Painstaking research undertaken by ESA has created a beautiful and stunning map of nearly 1.7bn stars in the Milky Way.
It is hard to comprehend the size of space, but recent efforts from the European Space Agency’s (ESA) Gaia mission have revealed a star map of truly stunning quality, giving us a snapshot of what is really out there.
The map published today (25 April) offers previously unseen details of our home galaxy. After nearly two years of being compiled, it will likely lead to a multitude of discoveries in the decades to come.
The data was collected between 2014 and 2016, pinning down the positions of nearly 1.7bn stars with greater precision than ever before.
By comparison, the first data release following Gaia’s launch at the end of 2013 captured data for just 2m stars.
For some of the brightest stars in the latest survey, the level of precision equates to Earth-bound observers being able to spot a euro coin lying on the surface of the moon.
‘Truly exceptional’
With this new information, astronomers will be able to separate the parallax of 1.3bn of these stars – an apparent shift on the sky caused by Earth’s yearly orbit around the sun – from their true movements through the galaxy.
Of the 10pc of stars whose parallax measurements are the most accurate, astronomers will be able to directly estimate distances to those stars.
“The second Gaia data release represents a huge leap forward with respect to ESA’s Hipparcos satellite, Gaia’s predecessor and the first space mission for astrometry, which surveyed some 118,000 stars almost 30 years ago,” said Anthony Brown of Leiden University in the Netherlands.
“The sheer number of stars alone, with their positions and motions, would make Gaia’s new catalogue already quite astonishing.”
He continued: “But there is more: this unique scientific catalogue includes many other data types, with information about the properties of the stars and other celestial objects, making this release truly exceptional.”
Galactic archaeology
Not only did the mission map what is going on in the deepest depths of space, it also helped us paint a picture of the number of objects found in our own solar system.
Based on estimates, we now have the positions of more than 14,000 known asteroids, allowing astronomers to predict their orbits and potentially preventing a future collision on Earth.
The news could also spur a new age for ‘galactic archaeologists’ because the data has helped create the most accurate Hertzsprung-Russell diagram of stars ever made.
Named after the two astronomers who devised it in the early 20th century, the Hertzsprung-Russell diagram compares the intrinsic brightness of stars with their colour, and is a fundamental tool to study populations of stars and their evolution.
The new version based on 4m stars within a distance of 5,000 light years from the sun revealed many fine details for the first time.
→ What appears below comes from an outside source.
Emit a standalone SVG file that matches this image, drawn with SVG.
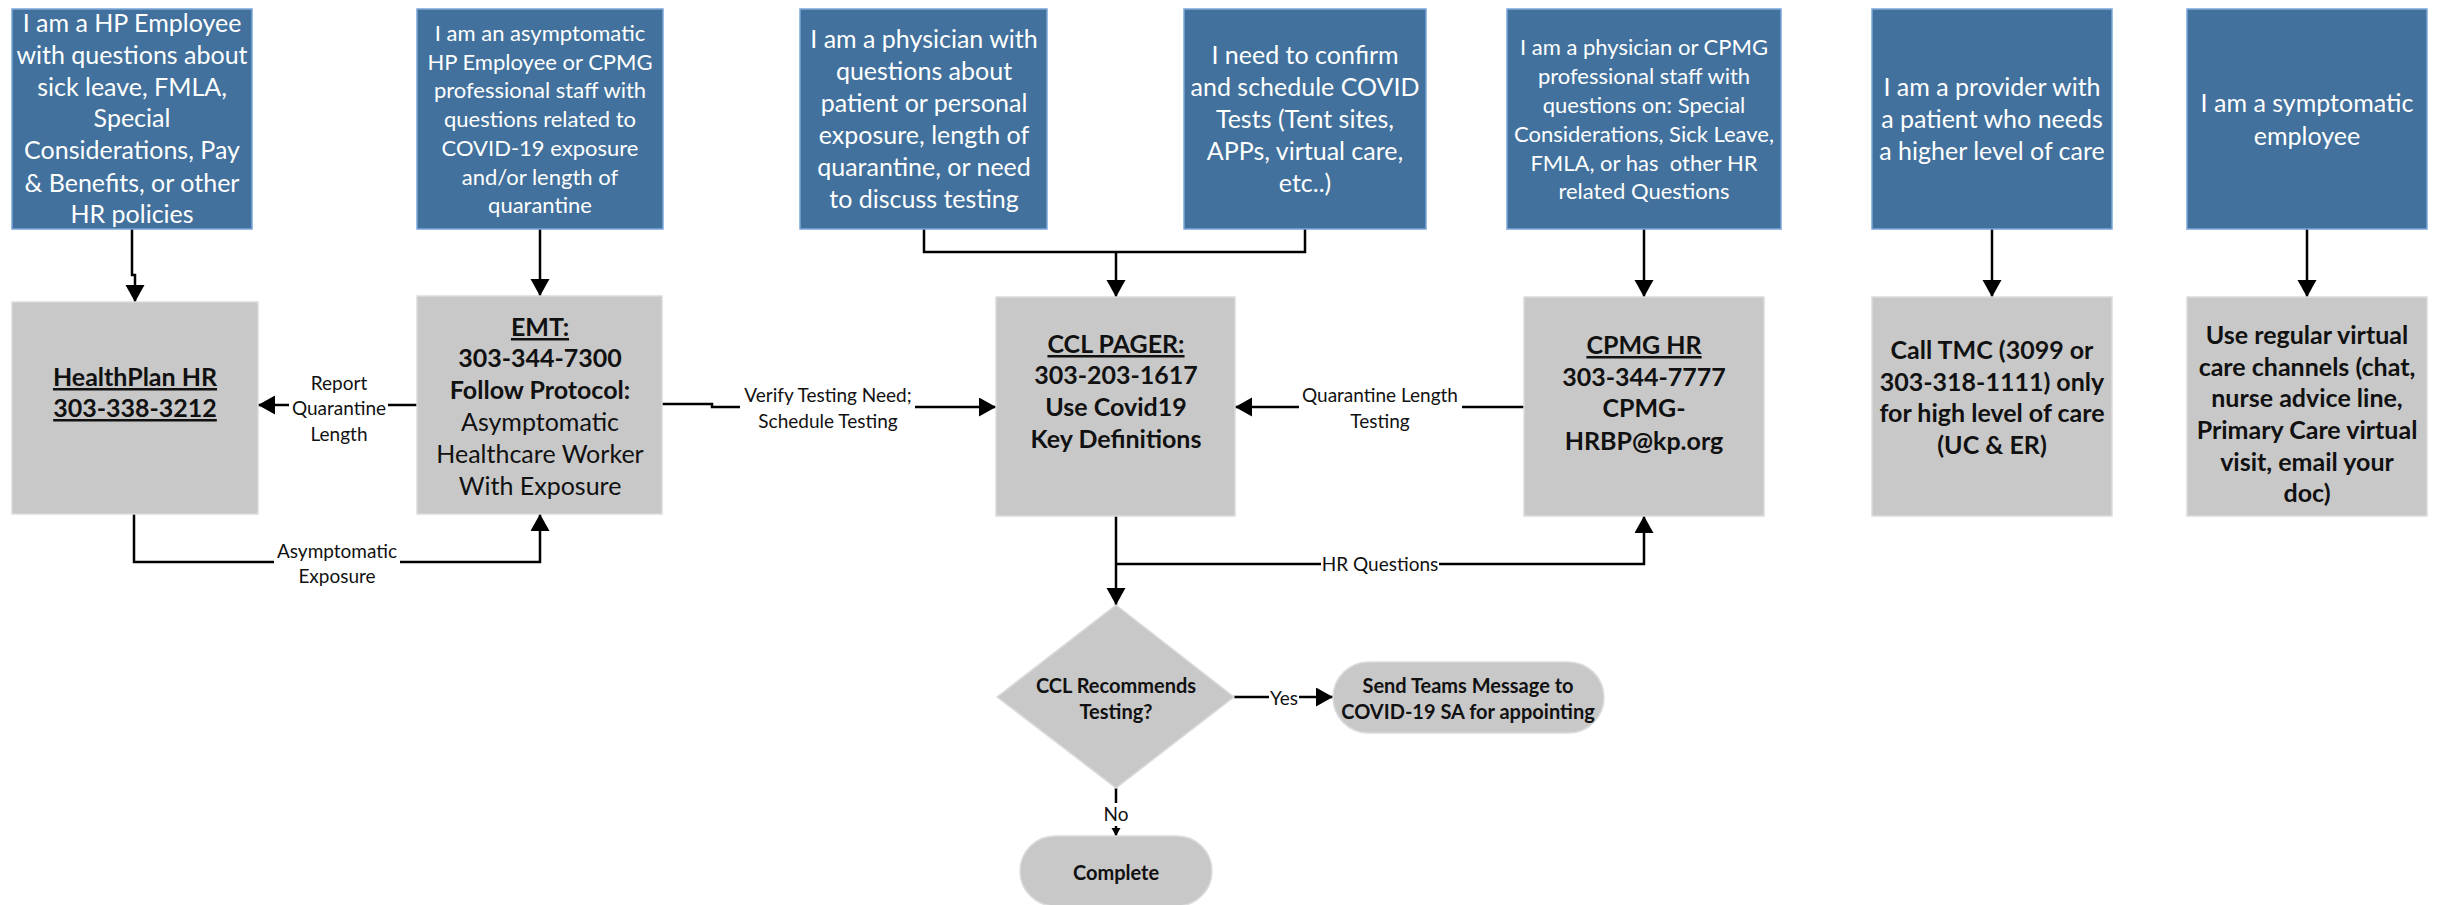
<svg xmlns="http://www.w3.org/2000/svg" width="2440" height="905" viewBox="0 0 2440 905">
<style>
.blue{fill:#41719c;stroke:#7aa6d8;stroke-width:1.5}
.grey{fill:#c8c8c8;stroke:#dcdcdc;stroke-width:1.5}
.bt{font-family:Lato,"Liberation Sans",sans-serif;fill:#ffffff;text-anchor:middle;font-weight:400}
.b25{font-size:25px}
.b22{font-size:22px}
.gt{font-family:Lato,"Liberation Sans",sans-serif;fill:#111111;text-anchor:middle;font-size:25px}
.bold{font-weight:700}
.u{text-decoration:underline}
.st{font-family:Lato,"Liberation Sans",sans-serif;fill:#111111;text-anchor:middle;font-size:20px;font-weight:700}
.lbl{font-family:Lato,"Liberation Sans",sans-serif;fill:#111111;text-anchor:middle;font-size:19px}
.ln{fill:none;stroke:#000000;stroke-width:2.5}
.mask{fill:#ffffff;stroke:none}
</style>
<defs>
<marker id="ah" markerUnits="userSpaceOnUse" markerWidth="18" markerHeight="20" refX="17" refY="9.5" orient="auto">
<path d="M0 0 L17 9.5 L0 19 Z" fill="#000000"/>
</marker>
<marker id="ahs" markerUnits="userSpaceOnUse" markerWidth="9" markerHeight="10" refX="8" refY="4.5" orient="auto">
<path d="M0 0 L8 4.5 L0 9 Z" fill="#000000"/>
</marker>
</defs>
<rect width="2440" height="905" fill="#ffffff"/>

<g id="connectors">
<path class="ln" d="M132 229 V275 H135 V302" marker-end="url(#ah)"/>
<path class="ln" d="M540 229 V296" marker-end="url(#ah)"/>
<path class="ln" d="M417 405 H258" marker-end="url(#ah)"/>
<path class="ln" d="M134 514 V562 H540 V514" marker-end="url(#ah)"/>
<path class="ln" d="M662 404 H712 V407 H996" marker-end="url(#ah)"/>
<path class="ln" d="M924 229 V252 H1305 V229"/>
<path class="ln" d="M1116 252 V297" marker-end="url(#ah)"/>
<path class="ln" d="M1524 407 H1235" marker-end="url(#ah)"/>
<path class="ln" d="M1116 516 V605" marker-end="url(#ah)"/>
<path class="ln" d="M1116 564 H1644 V516" marker-end="url(#ah)"/>
<path class="ln" d="M1644 229 V297" marker-end="url(#ah)"/>
<path class="ln" d="M1992 229 V297" marker-end="url(#ah)"/>
<path class="ln" d="M2307 229 V297" marker-end="url(#ah)"/>
<path class="ln" d="M1234 697 H1333" marker-end="url(#ah)"/>
<path class="ln" d="M1116 788 V836" marker-end="url(#ahs)"/>
<rect class="mask" x="289" y="396" width="99" height="22"/>
<rect class="mask" x="274" y="540" width="126" height="26"/>
<rect class="mask" x="740" y="383" width="175" height="50"/>
<rect class="mask" x="1299" y="383" width="163" height="50"/>
<rect class="mask" x="1321" y="553" width="118" height="22"/>
<rect class="mask" x="1269" y="687" width="30" height="22"/>
<rect class="mask" x="1100" y="803" width="32" height="23"/>
<text class="lbl" x="339" y="390">Report</text>
<text class="lbl" x="339" y="415">Quarantine</text>
<text class="lbl" x="339" y="441">Length</text>
<text class="lbl" x="337" y="558">Asymptomatic</text>
<text class="lbl" x="337" y="583">Exposure</text>
<text class="lbl" x="828" y="402">Verify Testing Need;</text>
<text class="lbl" x="828" y="428">Schedule Testing</text>
<text class="lbl" x="1380" y="402">Quarantine Length</text>
<text class="lbl" x="1380" y="428">Testing</text>
<text class="lbl" x="1380" y="571">HR Questions</text>
<text class="lbl" x="1284" y="705">Yes</text>
<text class="lbl" x="1116" y="821">No</text>
</g>

<g id="q1">
<rect class="blue" x="12" y="9" width="240" height="220"/>
<text class="bt b25" x="132" y="32">I am a HP Employee</text>
<text class="bt b25" x="132" y="64">with questions about</text>
<text class="bt b25" x="132" y="96">sick leave, FMLA,</text>
<text class="bt b25" x="132" y="127">Special</text>
<text class="bt b25" x="132" y="159">Considerations, Pay</text>
<text class="bt b25" x="132" y="192">&amp; Benefits, or other</text>
<text class="bt b25" x="132" y="223">HR policies</text>
</g>

<g id="q2">
<rect class="blue" x="417" y="9" width="246" height="220"/>
<text class="bt b22" x="540" y="41">I am an asymptomatic</text>
<text class="bt b22" x="540" y="70">HP Employee or CPMG</text>
<text class="bt b22" x="540" y="98">professional staff with</text>
<text class="bt b22" x="540" y="127">questions related to</text>
<text class="bt b22" x="540" y="156">COVID-19 exposure</text>
<text class="bt b22" x="540" y="185">and/or length of</text>
<text class="bt b22" x="540" y="213">quarantine</text>
</g>

<g id="q3">
<rect class="blue" x="800" y="9" width="247" height="220"/>
<text class="bt b25" x="924" y="48">I am a physician with</text>
<text class="bt b25" x="924" y="80">questions about</text>
<text class="bt b25" x="924" y="112">patient or personal</text>
<text class="bt b25" x="924" y="144">exposure, length of</text>
<text class="bt b25" x="924" y="176">quarantine, or need</text>
<text class="bt b25" x="924" y="208">to discuss testing</text>
</g>

<g id="q4">
<rect class="blue" x="1184" y="9" width="242" height="220"/>
<text class="bt b25" x="1305" y="64">I need to confirm</text>
<text class="bt b25" x="1305" y="96">and schedule COVID</text>
<text class="bt b25" x="1305" y="128">Tests (Tent sites,</text>
<text class="bt b25" x="1305" y="160">APPs, virtual care,</text>
<text class="bt b25" x="1305" y="192">etc..)</text>
</g>

<g id="q5">
<rect class="blue" x="1507" y="9" width="274" height="220"/>
<text class="bt b22" x="1644" y="55">I am a physician or CPMG</text>
<text class="bt b22" x="1644" y="84">professional staff with</text>
<text class="bt b22" x="1644" y="113">questions on: Special</text>
<text class="bt b22" x="1644" y="142">Considerations, Sick Leave,</text>
<text class="bt b22" x="1644" y="171" xml:space="preserve">FMLA, or has  other HR</text>
<text class="bt b22" x="1644" y="199">related Questions</text>
</g>

<g id="q6">
<rect class="blue" x="1872" y="9" width="240" height="220"/>
<text class="bt b25" x="1992" y="96">I am a provider with</text>
<text class="bt b25" x="1992" y="128">a patient who needs</text>
<text class="bt b25" x="1992" y="160">a higher level of care</text>
</g>

<g id="q7">
<rect class="blue" x="2187" y="9" width="240" height="220"/>
<text class="bt b25" x="2307" y="112">I am a symptomatic</text>
<text class="bt b25" x="2307" y="145">employee</text>
</g>

<g id="healthplan">
<rect class="grey" x="12" y="302" width="246" height="212"/>
<text class="gt bold u" x="135" y="386">HealthPlan HR</text>
<text class="gt bold u" x="135" y="417">303-338-3212</text>
</g>

<g id="emt">
<rect class="grey" x="417" y="296" width="245" height="218"/>
<text class="gt bold u" x="540" y="336">EMT:</text>
<text class="gt bold" x="540" y="367">303-344-7300</text>
<text class="gt bold" x="540" y="399">Follow Protocol:</text>
<text class="gt" x="540" y="431">Asymptomatic</text>
<text class="gt" x="540" y="463">Healthcare Worker</text>
<text class="gt" x="540" y="495">With Exposure</text>
</g>

<g id="ccl">
<rect class="grey" x="996" y="297" width="239" height="219"/>
<text class="gt bold u" x="1116" y="353">CCL PAGER:</text>
<text class="gt bold" x="1116" y="384">303-203-1617</text>
<text class="gt bold" x="1116" y="416">Use Covid19</text>
<text class="gt bold" x="1116" y="448">Key Definitions</text>
</g>

<g id="cpmghr">
<rect class="grey" x="1524" y="297" width="240" height="219"/>
<text class="gt bold u" x="1644" y="354">CPMG HR</text>
<text class="gt bold" x="1644" y="386">303-344-7777</text>
<text class="gt bold" x="1644" y="417">CPMG-</text>
<text class="gt bold" x="1644" y="450">HRBP@kp.org</text>
</g>

<g id="tmc">
<rect class="grey" x="1872" y="297" width="240" height="219"/>
<text class="gt bold" x="1992" y="359">Call TMC (3099 or</text>
<text class="gt bold" x="1992" y="391">303-318-1111) only</text>
<text class="gt bold" x="1992" y="422">for high level of care</text>
<text class="gt bold" x="1992" y="454">(UC &amp; ER)</text>
</g>

<g id="virtual">
<rect class="grey" x="2187" y="297" width="240" height="219"/>
<text class="gt bold" x="2307" y="344">Use regular virtual</text>
<text class="gt bold" x="2307" y="376">care channels (chat,</text>
<text class="gt bold" x="2307" y="407">nurse advice line,</text>
<text class="gt bold" x="2307" y="439">Primary Care virtual</text>
<text class="gt bold" x="2307" y="471">visit, email your</text>
<text class="gt bold" x="2307" y="502">doc)</text>
</g>

<g id="decision">
<polygon class="grey" points="1116,605 1234,697 1116,788 997,697"/>
<text class="st" x="1116" y="693">CCL Recommends</text>
<text class="st" x="1116" y="719">Testing?</text>
</g>

<g id="sendteams">
<rect class="grey" x="1333" y="662" width="271" height="71" rx="35.5"/>
<text class="st" x="1468" y="693">Send Teams Message to</text>
<text class="st" x="1468" y="719">COVID-19 SA for appointing</text>
</g>

<g id="complete">
<rect class="grey" x="1020" y="836" width="192" height="70" rx="35"/>
<text class="st" x="1116" y="880">Complete</text>
</g>
</svg>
This included the signature of different types of white dwarfs, so much so that a differentiation can be made between those with hydrogen-rich cores and those dominated by helium.
Antonella Vallenari from the Istituto Nazionale di Astrofisica in Italy said: “The new Gaia data are so powerful that exciting results are just jumping at us. It feels like we are inaugurating a new era of galactic archaeology.”